Breuer received many of the highest honors the profession can bestow in his half-century-long career, including the gold medal of the American Institute of Architects in 1978. In May the G.F.I. Knoll International Corporation sponsored a conference in his honor at the GSD.

Born in Hungary on May 21, 1902. Breuer studied in and later taught at the Bauhaus in Weimar, Germany. He came to the United States in 1937 to teach at Harvard, where he instructed such now-famous architects as Phillip Johnson, I.M. Pel and Edward Larrabe Barnes.

Breuer received an honorary degree in design from Harvard in 1970.

"He was one of the leading figures in bringing to the United States a new philosophy of architecture," Gerald M. McCue, dean of the GSD, said yesterday.

The modern movement, which McCue said Breuer helped found, "believed that architecture derived from needs which were both social and inspirational and that a new architecture, which did not emulate historic periods, would emerge," McCue said.

Among his best-known works are the UNESCO World Headquarters in Paris, the Whitney Museum in New York City, the headquarters of the federal departments of Health and Human Services and Housing and Urban Development is Washington, D.C.

Breuer's own home in Lincoln, Mass., which he designed soon after his arrival in America, was particularly influential, McCue said.

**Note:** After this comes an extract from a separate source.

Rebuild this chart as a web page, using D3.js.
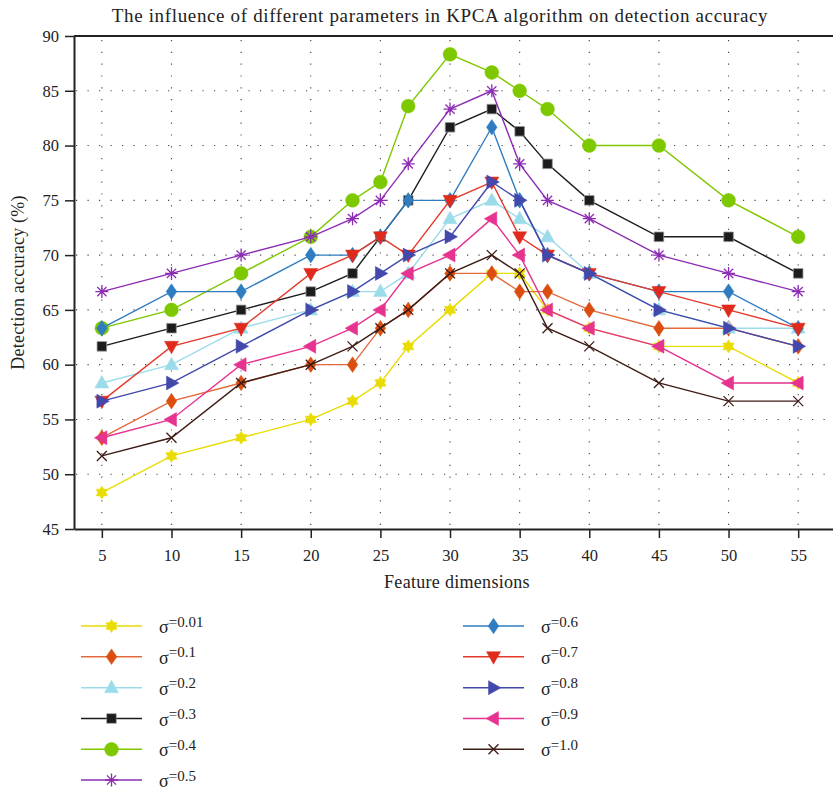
<!DOCTYPE html>
<html>
<head>
<meta charset="utf-8">
<script src="https://cdn.jsdelivr.net/npm/d3@7"></script>
<style>
  body { margin: 0; background: #fff; }
  text { font-family: "Liberation Serif", "Times New Roman", serif; fill: #222; }
</style>
</head>
<body>
<svg id="chart" width="833" height="790"></svg>
<script>
// x positions (feature dimensions)
var dims = [5, 10, 15, 20, 23, 25, 27, 30, 33, 35, 37, 40, 45, 50, 55]
var xTicks = [5, 10, 15, 20, 25, 30, 35, 40, 45, 50, 55]
var yTicks = [45, 50, 55, 60, 65, 70, 75, 80, 85, 90]

// detection accuracy (%) for each sigma
var sigmaNames = ['0.01', '0.1', '0.2', '0.3', '0.4', '0.5', '0.6', '0.7', '0.8', '0.9', '1.0']
var acc001 = [48.33, 51.67, 53.33, 55, 56.67, 58.33, 61.67, 65, 68.33, 68.33, 65, 63.33, 61.67, 61.67, 58.33]
var acc01 = [53.33, 56.67, 58.33, 60, 60, 63.33, 65, 68.33, 68.33, 66.67, 66.67, 65, 63.33, 63.33, 61.67]
var acc02 = [58.33, 60, 63.33, 65, 66.67, 66.67, 68.33, 73.33, 75, 73.33, 71.67, 68.33, 65, 63.33, 63.33]
var acc03 = [61.67, 63.33, 65, 66.67, 68.33, 71.67, 75, 81.67, 83.33, 81.3, 78.33, 75, 71.67, 71.67, 68.33]
var acc04 = [63.33, 65, 68.33, 71.67, 75, 76.67, 83.6, 88.33, 86.67, 85, 83.33, 80, 80, 75, 71.67]
var acc05 = [66.67, 68.33, 70, 71.67, 73.33, 75, 78.33, 83.33, 85, 78.33, 75, 73.33, 70, 68.33, 66.67]
var acc06 = [63.33, 66.67, 66.67, 70, 70, 71.67, 75, 75, 81.67, 75, 70, 68.33, 66.67, 66.67, 63.33]
var acc07 = [56.67, 61.67, 63.33, 68.33, 70, 71.67, 70, 75, 76.67, 71.67, 70, 68.33, 66.67, 65, 63.33]
var acc08 = [56.67, 58.33, 61.67, 65, 66.67, 68.33, 70, 71.67, 76.67, 75, 70, 68.33, 65, 63.33, 61.67]
var acc09 = [53.33, 55, 60, 61.67, 63.33, 65, 68.33, 70, 73.33, 70, 65, 63.33, 61.67, 58.33, 58.33]
var acc10 = [51.67, 53.33, 58.33, 60, 61.67, 63.33, 65, 68.33, 70, 68.33, 63.33, 61.67, 58.33, 56.67, 56.67]

var allAcc = [acc001, acc01, acc02, acc03, acc04, acc05, acc06, acc07, acc08, acc09, acc10]
var colors = ['#e8dc00', '#dc4e10', '#9cdcea', '#1c1c1c', '#7ec800', '#8c2cb4',
  '#2f7cc0', '#e02a1c', '#4248ac', '#e6338f', '#3e1c16']
var lineColors = ['#e8dc00', '#e46a3e', '#9cdcea', '#1c1c1c', '#7ec800', '#8c2cb4',
  '#2f7cc0', '#e43a2c', '#4248ac', '#e6338f', '#3e1c16']
var markers = ['hexagram', 'diamond', 'triUp', 'square', 'circle', 'asterisk',
  'diamond', 'triDown', 'triRight', 'triLeft', 'cross']

var margin = { top: 36, right: 0, bottom: 261, left: 74 }
var width = 833 - margin.left - margin.right
var height = 790 - margin.top - margin.bottom

var svg = d3.select('#chart')
var g = svg.append('g').attr('transform', 'translate(' + margin.left + ',' + margin.top + ')')

var xScale = d3.scaleLinear().domain([3, 57.5]).range([0, width])
var yScale = d3.scaleLinear().domain([45, 90]).range([height, 0])

// dotted grid
g.append('g').selectAll('line').data(yTicks.slice(1, -1)).join('line')
  .attr('x1', 2).attr('x2', width)
  .attr('y1', d => yScale(d)).attr('y2', d => yScale(d))
  .attr('stroke', '#444').attr('stroke-width', 1.1)
  .attr('stroke-dasharray', '1.2,10.3')
g.append('g').selectAll('line').data(xTicks).join('line')
  .attr('x1', d => xScale(d)).attr('x2', d => xScale(d))
  .attr('y1', 4).attr('y2', height)
  .attr('stroke', '#444').attr('stroke-width', 1.1)
  .attr('stroke-dasharray', '1.2,10.6')

// top border (no right border in the original)
g.append('line').attr('x1', 0).attr('x2', width).attr('y1', 0).attr('y2', 0)
  .attr('stroke', '#222').attr('stroke-width', 1.8)

// axes
var xAxis = d3.axisBottom(xScale).tickValues(xTicks).tickSize(9).tickPadding(11).tickSizeOuter(0)
var yAxis = d3.axisLeft(yScale).tickValues(yTicks).tickSize(9).tickPadding(6).tickSizeOuter(0)

var gx = g.append('g').attr('transform', 'translate(0,' + height + ')').call(xAxis)
var gy = g.append('g').call(yAxis)
;[gx, gy].forEach(function(ax) {
  ax.select('.domain').attr('stroke', '#222').attr('stroke-width', 2)
  ax.selectAll('.tick line').attr('stroke', '#222').attr('stroke-width', 1.5)
  ax.selectAll('.tick text').attr('font-size', 16.5).attr('fill', '#222')
    .attr('font-family', '"Liberation Serif", serif')
})

// marker shapes
function markerPath(type) {
  var p
  switch (type) {
    case 'circle':
      return d3.symbol(d3.symbolCircle, Math.PI * 6.9 * 6.9)()
    case 'square':
      return 'M-4.8,-4.8H4.8V4.8H-4.8Z'
    case 'diamond':
      return 'M0,-7.8L5.3,0L0,7.8L-5.3,0Z'
    case 'triUp':
      return 'M0,-7.5L7,5L-7,5Z'
    case 'triDown':
      return 'M0,7.5L7,-5L-7,-5Z'
    case 'triRight':
      return 'M7.5,0L-5,-7L-5,7Z'
    case 'triLeft':
      return 'M-7.5,0L5,-7L5,7Z'
    case 'hexagram':
      p = []
      for (var i = 0; i < 12; i++) {
        var a = Math.PI / 6 * i - Math.PI / 2
        var r = i % 2 === 0 ? 6.6 : 3.9
        p.push([r * Math.cos(a), r * Math.sin(a)])
      }
      return 'M' + p.map(q => q[0].toFixed(2) + ',' + q[1].toFixed(2)).join('L') + 'Z'
    case 'asterisk':
      return 'M0,-6.5V6.5M-6.5,0H6.5M-4.6,-4.6L4.6,4.6M-4.6,4.6L4.6,-4.6'
    case 'cross':
      return 'M-5,-5L5,5M-5,5L5,-5'
  }
}
function isStroke(type) { return type === 'asterisk' || type === 'cross' }

var line = d3.line().x((d, i) => xScale(dims[i])).y(d => yScale(d))

allAcc.forEach(function(vals, k) {
  var sg = g.append('g')
  sg.append('path').datum(vals).attr('d', line)
    .attr('fill', 'none').attr('stroke', lineColors[k]).attr('stroke-width', 1.4)
  sg.selectAll('path.mk').data(vals).join('path').attr('class', 'mk')
    .attr('transform', (d, i) => 'translate(' + xScale(dims[i]) + ',' + yScale(d) + ')')
    .attr('d', markerPath(markers[k]))
    .attr('fill', isStroke(markers[k]) ? 'none' : colors[k])
    .attr('stroke', markers[k] === 'square' ? '#999' : colors[k])
    .attr('stroke-width', isStroke(markers[k]) ? 1.3 : (markers[k] === 'square' ? 0.8 : 0.5))
})

// title and axis labels
svg.append('text').attr('x', 440).attr('y', 22).attr('text-anchor', 'middle')
  .attr('font-size', 19).attr('letter-spacing', 0.65)
  .text('The influence of different parameters in KPCA algorithm on detection accuracy')
svg.append('text').attr('x', 457).attr('y', 588).attr('text-anchor', 'middle')
  .attr('font-size', 18).attr('letter-spacing', 0.3).text('Feature dimensions')
svg.append('text').attr('transform', 'translate(24,' + (margin.top + height / 2) + ') rotate(-90)')
  .attr('text-anchor', 'middle').attr('font-size', 18).attr('letter-spacing', 0.2)
  .text('Detection accuracy (%)')

// legend
var legRows = [626, 656.7, 687.7, 718.5, 749.3, 780]
var legCols = [{ x0: 81, x1: 142, tx: 159 }, { x0: 463, x1: 524, tx: 541 }]
sigmaNames.forEach(function(name, k) {
  var col = legCols[k < 6 ? 0 : 1]
  var y = legRows[k < 6 ? k : k - 6]
  var lg = svg.append('g')
  lg.append('line').attr('x1', col.x0).attr('x2', col.x1).attr('y1', y).attr('y2', y)
    .attr('stroke', lineColors[k]).attr('stroke-width', 1.4)
  lg.append('path').attr('transform', 'translate(' + (col.x0 + col.x1) / 2 + ',' + y + ')')
    .attr('d', markerPath(markers[k]))
    .attr('fill', isStroke(markers[k]) ? 'none' : colors[k])
    .attr('stroke', markers[k] === 'square' ? '#999' : colors[k])
    .attr('stroke-width', isStroke(markers[k]) ? 1.3 : 0.5)
  var t = lg.append('text').attr('x', col.tx).attr('y', y + 7).attr('font-size', 18)
  t.append('tspan').text('σ')
  t.append('tspan').attr('dy', -6.5).attr('font-size', 15).text('=' + name)
})
</script>
</body>
</html>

Among Breuer's many works in the Boston area were Roxbury High School, the University of Massachusetts Boston campus, and the headquarters of the New England Merchants Bank.

When Breuer left Harvard in 1946, he established his practice in New York City, where he made important innovations in the design of contemporary furniture as well as buildings. The Breuer chair, made of tubular steel, is now a widely imitated piece of furniture and his designs of kitches--with built-in fixtures and suspended fixtures--have been widely adopted.